Task >> Write out the listing, please, but only from its first line through the line containing "esp_droite = [9.152, -5.86e-6]", exactly as given and without pictures.

Data >>
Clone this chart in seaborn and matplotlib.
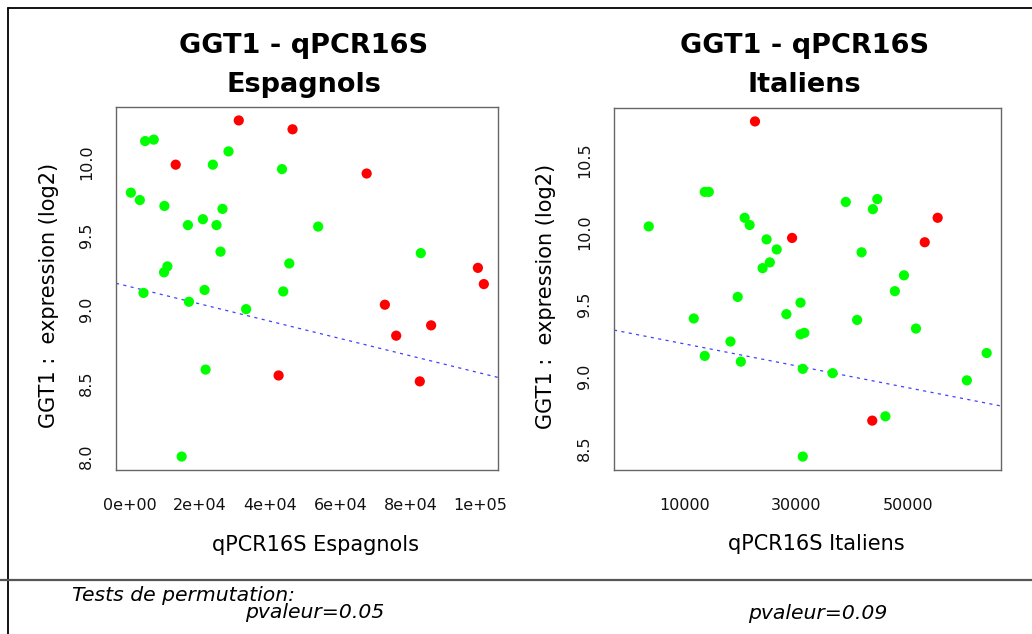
import numpy as np
import matplotlib
matplotlib.use("Agg")
import matplotlib.pyplot as plt
from matplotlib.lines import Line2D
import seaborn as sns

# Espagnols : qPCR16S vs GGT1 (log2)
esp_x = [31000, 46350, 13000, 67500, 99250, 100950, 72700, 85900, 75930, 42370, 82670,
         4270, 6740, 28070, 23600, 43340, 200, 2760, 9780, 26360, 20760,
         16490, 24650, 53660, 25790, 82950, 45420, 10630, 9670, 21240, 43700,
         3810, 16780, 33100, 21530, 14700]
esp_y = [10.28, 10.22, 9.98, 9.92, 9.28, 9.17, 9.03, 8.89, 8.82, 8.55, 8.51,
         10.14, 10.15, 10.07, 9.98, 9.95, 9.79, 9.74, 9.70, 9.68, 9.61,
         9.57, 9.57, 9.56, 9.39, 9.38, 9.31, 9.29, 9.25, 9.13, 9.12,
         9.11, 9.05, 9.00, 8.59, 8.00]
esp_group = ["rouge", "rouge", "rouge", "rouge", "rouge", "rouge", "rouge", "rouge", "rouge", "rouge", "rouge",
             "vert", "vert", "vert", "vert", "vert", "vert", "vert", "vert", "vert", "vert",
             "vert", "vert", "vert", "vert", "vert", "vert", "vert", "vert", "vert", "vert",
             "vert", "vert", "vert", "vert", "vert"]
# droite de regression (ordonnee a l'origine, pente)
esp_droite = [9.152, -5.86e-6]

# Italiens
ita_x = [22640, 29270, 55290, 52980, 43600,
         3650, 13660, 14380, 20790, 21680, 24710, 26520, 25290, 24000, 38870,
         44500, 43710, 41690, 49270, 47640, 19550, 30780, 28250, 11690, 40890,
         51410, 31460, 30780, 18260, 13660, 64050, 20110, 31180, 36510, 60510,
         45950, 31180]
ita_y = [10.77, 9.96, 10.10, 9.93, 8.69,
         10.04, 10.28, 10.28, 10.10, 10.05, 9.95, 9.88, 9.79, 9.75, 10.21,
         10.23, 10.16, 9.86, 9.70, 9.59, 9.55, 9.51, 9.43, 9.40, 9.39,
         9.33, 9.30, 9.29, 9.24, 9.14, 9.16, 9.10, 9.05, 9.02, 8.97,
         8.72, 8.44]
ita_group = ["rouge", "rouge", "rouge", "rouge", "rouge",
             "vert", "vert", "vert", "vert", "vert", "vert", "vert", "vert", "vert", "vert",
             "vert", "vert", "vert", "vert", "vert", "vert", "vert", "vert", "vert", "vert",
             "vert", "vert", "vert", "vert", "vert", "vert", "vert", "vert", "vert", "vert",
             "vert", "vert"]
ita_droite = [9.300, -7.63e-6]

esp_xticks = [0, 20000, 40000, 60000, 80000, 100000]
esp_xlabels = ["0e+00", "2e+04", "4e+04", "6e+04", "8e+04", "1e+05"]
esp_yticks = [8.0, 8.5, 9.0, 9.5, 10.0]
ita_xticks = [10000, 20000, 30000, 40000, 50000, 60000]
ita_xlabels = ["10000", "", "30000", "", "50000", ""]
ita_yticks = [8.5, 9.0, 9.5, 10.0, 10.5]

pvaleurs = ["pvaleur=0.05", "pvaleur=0.09"]

palette = {"vert": "#00ff00", "rouge": "#ff0000"}

sns.set_style("white")
plt.rcParams["font.family"] = ["DejaVu Sans"]
plt.rcParams["text.color"] = "black"
plt.rcParams["axes.labelcolor"] = "black"

W, H = 1032, 634
fig = plt.figure(figsize=(W / 100, H / 100), dpi=100)

ax1 = fig.add_axes([116 / W, 1 - 470 / H, 382 / W, 363 / H])
ax2 = fig.add_axes([614 / W, 1 - 470 / H, 387 / W, 362 / H])

panels = [
    (ax1, esp_x, esp_y, esp_group, esp_droite, "Espagnols", esp_xticks, esp_xlabels, esp_yticks),
    (ax2, ita_x, ita_y, ita_group, ita_droite, "Italiens", ita_xticks, ita_xlabels, ita_yticks),
]

for ax, x, y, grp, droite, nom, xt, xl, yt in panels:
    sns.scatterplot(x=x, y=y, hue=grp, palette=palette, s=54, linewidth=0,
                    legend=False, ax=ax, zorder=3)
    origine, pente = droite
    ax.axline((0, origine), slope=pente, color="blue", lw=0.9, alpha=0.75,
              linestyle=(0, (2.5, 3.5)), zorder=2)
    ax.margins(0.04)

    ax.set_xticks(xt)
    ax.set_xticklabels(xl)
    ax.set_yticks(yt)
    ax.set_yticklabels([f"{v:.1f}" for v in yt], rotation=90, va="center")
    ax.tick_params(axis="both", direction="out", length=8, width=0.8,
                   color="#333333", labelsize=11.5, labelcolor="#111111")
    ax.tick_params(axis="x", pad=12)
    ax.tick_params(axis="y", pad=8)
    for sp in ax.spines.values():
        sp.set_color("#666666")
        sp.set_linewidth(1.0)

    ax.set_xlabel(f"qPCR16S {nom}", fontsize=15)
    ax.xaxis.label.set_va("baseline")
    ax.xaxis.set_label_coords(0.522, -0.222)
    ax.set_ylabel("GGT1 :  expression (log2)", fontsize=15)
    ax.yaxis.label.set_va("baseline")
    ax.yaxis.set_label_coords(-0.160, 0.48)

    pos = ax.get_position()
    cx = pos.x0 + pos.width / 2 - 3 / W
    fig.text(cx, 1 - 53 / H, "GGT1 - qPCR16S", ha="center", va="baseline",
             fontsize=19.5, fontweight="bold")
    fig.text(cx, 1 - 92 / H, nom, ha="center", va="baseline",
             fontsize=19.5, fontweight="bold")

# cadre de la diapositive
fig.add_artist(Line2D([8 / W, 1], [1 - 7.5 / H, 1 - 7.5 / H], color="black", lw=1.3))
fig.add_artist(Line2D([8 / W, 8 / W], [1 - 7.5 / H, 0], color="black", lw=1.3))
fig.add_artist(Line2D([0, 1], [1 - 580 / H, 1 - 580 / H], color="#555555", lw=1.6))

fig.text(72 / W, 1 - 601 / H, "Tests de permutation:", ha="left", va="baseline",
         fontsize=14.7, style="italic")
fig.text(245 / W, 1 - 618 / H, pvaleurs[0], ha="left", va="baseline",
         fontsize=14.7, style="italic")
fig.text(748 / W, 1 - 619 / H, pvaleurs[1], ha="left", va="baseline",
         fontsize=14.7, style="italic")

fig.savefig("out.png", dpi=100)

Task result >>
Clone this chart in seaborn and matplotlib.
import numpy as np
import matplotlib
matplotlib.use("Agg")
import matplotlib.pyplot as plt
from matplotlib.lines import Line2D
import seaborn as sns

# Espagnols : qPCR16S vs GGT1 (log2)
esp_x = [31000, 46350, 13000, 67500, 99250, 100950, 72700, 85900, 75930, 42370, 82670,
         4270, 6740, 28070, 23600, 43340, 200, 2760, 9780, 26360, 20760,
         16490, 24650, 53660, 25790, 82950, 45420, 10630, 9670, 21240, 43700,
         3810, 16780, 33100, 21530, 14700]
esp_y = [10.28, 10.22, 9.98, 9.92, 9.28, 9.17, 9.03, 8.89, 8.82, 8.55, 8.51,
         10.14, 10.15, 10.07, 9.98, 9.95, 9.79, 9.74, 9.70, 9.68, 9.61,
         9.57, 9.57, 9.56, 9.39, 9.38, 9.31, 9.29, 9.25, 9.13, 9.12,
         9.11, 9.05, 9.00, 8.59, 8.00]
esp_group = ["rouge", "rouge", "rouge", "rouge", "rouge", "rouge", "rouge", "rouge", "rouge", "rouge", "rouge",
             "vert", "vert", "vert", "vert", "vert", "vert", "vert", "vert", "vert", "vert",
             "vert", "vert", "vert", "vert", "vert", "vert", "vert", "vert", "vert", "vert",
             "vert", "vert", "vert", "vert", "vert"]
# droite de regression (ordonnee a l'origine, pente)
esp_droite = [9.152, -5.86e-6]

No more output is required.